I2D-Loc: Camera localization via image to LiDAR depth flow
Abstract
Accurate camera localization in existing LiDAR maps is promising since it potentially allows exploiting strengths of both LiDAR-based and camera-based methods. However, effective methods that robustly address appearance and modality differences for 2D–3D localization are still missing. To overcome these problems, we propose the I2D-Loc, a scene-agnostic and end-to-end trainable neural network that estimates the 6-DoF pose from an RGB image to an existing LiDAR map with local optimization on an initial pose. Specifically, we first project the LiDAR map to the image plane according to a rough initial pose and utilize a depth completion algorithm to generate a dense depth image. We further design a confidence map to weight the features extracted from the dense depth to get a more reliable depth representation. Then, we propose to utilize a neural network to estimate the correspondence flow between depth and RGB images. Finally, we utilize the BPnP algorithm to estimate the 6-DoF pose, calculating the gradients of pose error and optimizing the front-end network parameters. Moreover, by decoupling the intrinsic camera parameters out of the end-to-end training process, I2D-Loc can be generalized to the images with different intrinsic parameters. Experiments on KITTI, Argoverse, and Lyft5 datasets demonstrate that the I2D-Loc can achieve centimeter localization performance.
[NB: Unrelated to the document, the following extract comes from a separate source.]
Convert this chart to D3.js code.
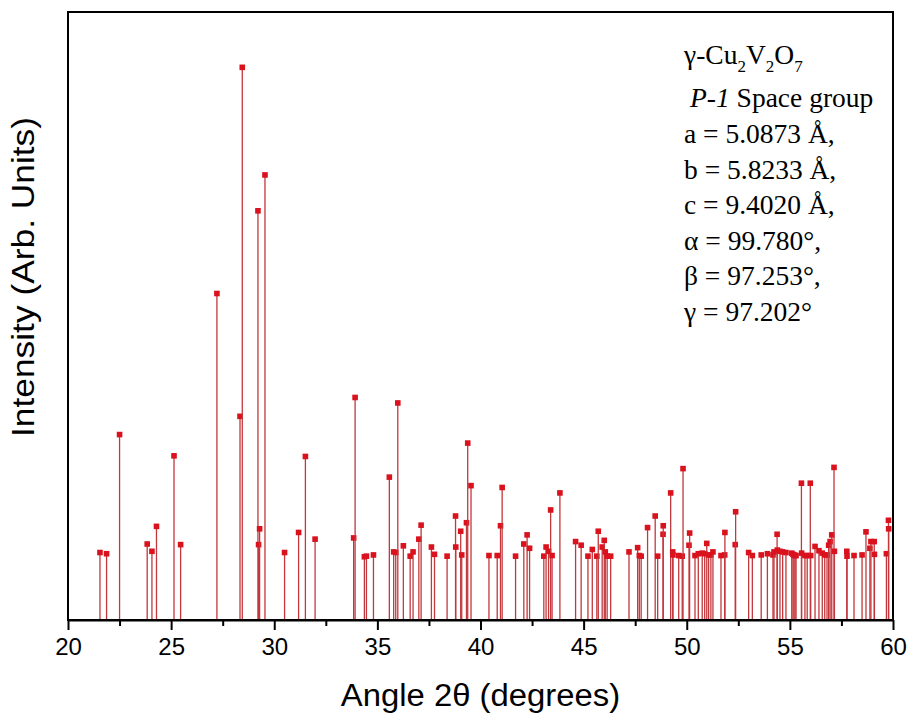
<!DOCTYPE html>
<html>
<head>
<meta charset="utf-8">
<style>
  body { margin: 0; background: #fff; }
  svg { display: block; }
  .peak line { stroke: #c2383d; stroke-width: 1.3; }
  .peak rect { fill: #d9121e; }
</style>
</head>
<body>
<div id="chart"></div>
<script src="https://cdnjs.cloudflare.com/ajax/libs/d3/7.8.5/d3.min.js"></script>
<script>
// peak positions (2theta, degrees)
var angles = [
  21.55, 21.87, 22.50, 23.84, 24.07, 24.29, 25.14, 25.46, 27.22, 28.34,
  28.45, 29.21, 29.24, 29.29, 29.55, 30.50, 31.18, 31.51, 31.98, 33.85,
  33.92, 34.37, 34.47, 34.81, 35.58, 35.79, 35.89, 35.99, 36.26, 36.59,
  36.73, 37.01, 37.12, 37.62, 37.77, 38.38, 38.79, 38.80, 39.04, 39.09,
  39.32, 39.38, 39.54, 40.41, 40.81, 40.97, 41.05, 41.70, 42.10, 42.26,
  42.38, 43.07, 43.18, 43.30, 43.40, 43.47, 43.85, 44.61, 44.88, 45.21,
  45.42, 45.64, 45.71, 45.90, 46.00, 46.05, 46.14, 46.31, 47.20, 47.62,
  47.70, 47.79, 48.10, 48.47, 48.59, 48.85, 48.86, 49.22, 49.32, 49.33,
  49.61, 49.78, 49.82, 50.11, 50.14, 50.40, 50.56, 50.75, 50.87, 50.97,
  51.06, 51.17, 51.27, 51.66, 51.84, 51.85, 52.35, 52.37, 53.00, 53.18,
  53.61, 53.91, 54.18, 54.23, 54.38, 54.39, 54.52, 54.65, 54.81, 55.09,
  55.15, 55.20, 55.25, 55.30, 55.56, 55.57, 55.73, 55.84, 55.99, 56.01,
  56.22, 56.41, 56.57, 56.69, 56.80, 56.88, 56.95, 57.03, 57.14, 57.16,
  57.76, 57.77, 58.11, 58.50, 58.69, 58.88, 58.93, 59.09, 59.10, 59.68,
  59.78, 59.79
];
// relative intensities (arb. units, 0-100 = full frame height)
var intensities = [
  11.1, 10.9, 30.5, 12.5, 11.3, 15.4, 27.0, 12.4, 53.7, 33.5,
  90.9, 67.3, 12.4, 15.0, 73.2, 11.1, 14.4, 26.9, 13.3, 13.5,
  36.6, 10.4, 10.5, 10.7, 23.5, 11.2, 11.1, 35.7, 12.2, 10.5,
  11.2, 13.3, 15.6, 12.0, 10.8, 10.5, 17.1, 12.0, 14.6, 10.7,
  16.0, 29.1, 22.1, 10.6, 10.6, 15.5, 21.8, 10.5, 12.5, 14.0,
  11.8, 10.5, 12.0, 11.3, 18.1, 10.6, 20.9, 12.9, 12.3, 10.5,
  11.6, 10.5, 14.6, 12.0, 13.1, 11.2, 10.5, 10.5, 11.2, 11.9,
  10.6, 10.5, 15.2, 17.1, 10.5, 14.1, 15.5, 20.9, 11.2, 10.7,
  10.6, 10.5, 24.9, 12.3, 14.3, 10.6, 10.9, 11.0, 10.9, 12.6,
  10.7, 10.7, 11.2, 10.6, 10.7, 14.4, 12.4, 17.8, 11.1, 10.6,
  10.7, 10.9, 10.7, 11.2, 14.1, 11.5, 11.3, 11.2, 11.1, 11.0,
  10.8, 10.7, 10.6, 10.6, 22.5, 11.0, 10.6, 10.6, 22.5, 10.6,
  12.1, 11.4, 11.0, 10.7, 10.7, 12.3, 12.9, 14.0, 25.1, 11.3,
  11.3, 10.5, 10.6, 10.7, 14.5, 11.8, 12.9, 12.9, 10.8, 10.9,
  16.4, 15.0
];
var xTicks = [20, 25, 30, 35, 40, 45, 50, 55, 60];
var xMinorTicks = [22.5, 27.5, 32.5, 37.5, 42.5, 47.5, 52.5, 57.5];

var W = 908, H = 716;
var margin = { left: 68, right: 15, top: 12, bottom: 96 };

var svg = d3.select("#chart").append("svg")
  .attr("width", W)
  .attr("height", H);

var x = d3.scaleLinear().domain([20, 60]).range([margin.left, W - margin.right]);
var y = d3.scaleLinear().domain([0, 100]).range([H - margin.bottom, margin.top]);

var peaks = angles.map(function (a, i) { return { angle: a, value: intensities[i] }; });

// stems + square markers
var g = svg.selectAll("g.peak").data(peaks).enter().append("g").attr("class", "peak");
g.append("line")
  .attr("x1", function (d) { return x(d.angle); })
  .attr("x2", function (d) { return x(d.angle); })
  .attr("y1", y(0))
  .attr("y2", function (d) { return y(d.value); });
g.append("rect")
  .attr("x", function (d) { return x(d.angle) - 2.8; })
  .attr("y", function (d) { return y(d.value) - 2.8; })
  .attr("width", 5.6)
  .attr("height", 5.6);

// frame
svg.append("rect")
  .attr("x", x(20)).attr("y", y(100))
  .attr("width", x(60) - x(20)).attr("height", y(0) - y(100))
  .attr("fill", "none").attr("stroke", "#000").attr("stroke-width", 2);

// x axis
var xAxis = d3.axisBottom(x).tickValues(xTicks).tickSize(10).tickSizeOuter(0).tickPadding(8);
var ax = svg.append("g").attr("transform", "translate(0," + y(0) + ")").call(xAxis);
ax.select(".domain").attr("stroke-width", 2);
ax.selectAll(".tick line").attr("stroke-width", 2);
ax.selectAll("text")
  .style("font-family", "'Liberation Sans', Arial, sans-serif")
  .style("font-size", "24px")
  .attr("fill", "#000");
svg.append("g").attr("transform", "translate(0," + y(0) + ")")
  .call(d3.axisBottom(x).tickValues(xMinorTicks).tickSize(6).tickFormat(""))
  .call(function (s) { s.select(".domain").remove(); s.selectAll("line").attr("stroke-width", 2); });

// axis titles (the original lettering is a bit stretched)
svg.append("text")
  .attr("transform", "translate(" + (x(20) + x(60)) / 2 + ",706) scale(1.06,1)")
  .attr("text-anchor", "middle")
  .style("font-family", "'Liberation Sans', Arial, sans-serif")
  .style("font-size", "31px")
  .text("Angle 2\u03B8 (degrees)");

svg.append("text")
  .attr("transform", "translate(34,277) rotate(-90) scale(1.14,1)")
  .attr("text-anchor", "middle")
  .style("font-family", "'Liberation Sans', Arial, sans-serif")
  .style("font-size", "31px")
  .text("Intensity (Arb. Units)");

// lattice annotation
var note = svg.append("g")
  .style("font-family", "'Liberation Serif', 'Times New Roman', serif")
  .style("font-size", "27.5px")
  .attr("fill", "#000");

var t0 = note.append("text").attr("x", 684).attr("y", 64);
t0.append("tspan").text("\u03B3-Cu");
t0.append("tspan").attr("dy", 8).style("font-size", "17px").text("2");
t0.append("tspan").attr("dy", -8).text("V");
t0.append("tspan").attr("dy", 8).style("font-size", "17px").text("2");
t0.append("tspan").attr("dy", -8).text("O");
t0.append("tspan").attr("dy", 8).style("font-size", "17px").text("7");

var t1 = note.append("text").attr("x", 690).attr("y", 107);
t1.append("tspan").style("font-style", "italic").text("P-1");
t1.append("tspan").text(" Space group");

var params = ["a = 5.0873 \u00C5,", "b = 5.8233 \u00C5,", "c = 9.4020 \u00C5,",
  "\u03B1 = 99.780\u00B0,", "\u03B2 = 97.253\u00B0,", "\u03B3 = 97.202\u00B0"];
note.selectAll("text.par").data(params).enter().append("text")
  .attr("class", "par")
  .attr("x", 684)
  .attr("y", function (d, i) { return 143 + i * 35.5; })
  .text(function (d) { return d; });
</script>
</body>
</html>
The source code, dataset, trained models, and demo videos are released at https://levenberg.github.io/I2D-Loc/.
BibTeX
@article{Chen-2022-139785,author = {Chen K, Yu H, Yang W, Yu L, Scherer S, Xia GS},
title = {I2D-Loc: Camera localization via image to LiDAR depth flow},
journal = {ISPRS Journal of Photogrammetry and Remote Sensing},
year = {2022},
month = {January},
volume = {194},
pages = {209-221},
keywords = {Camera localization, 2D–3D registration, Flow estimation, Depth completion, Neural network},
}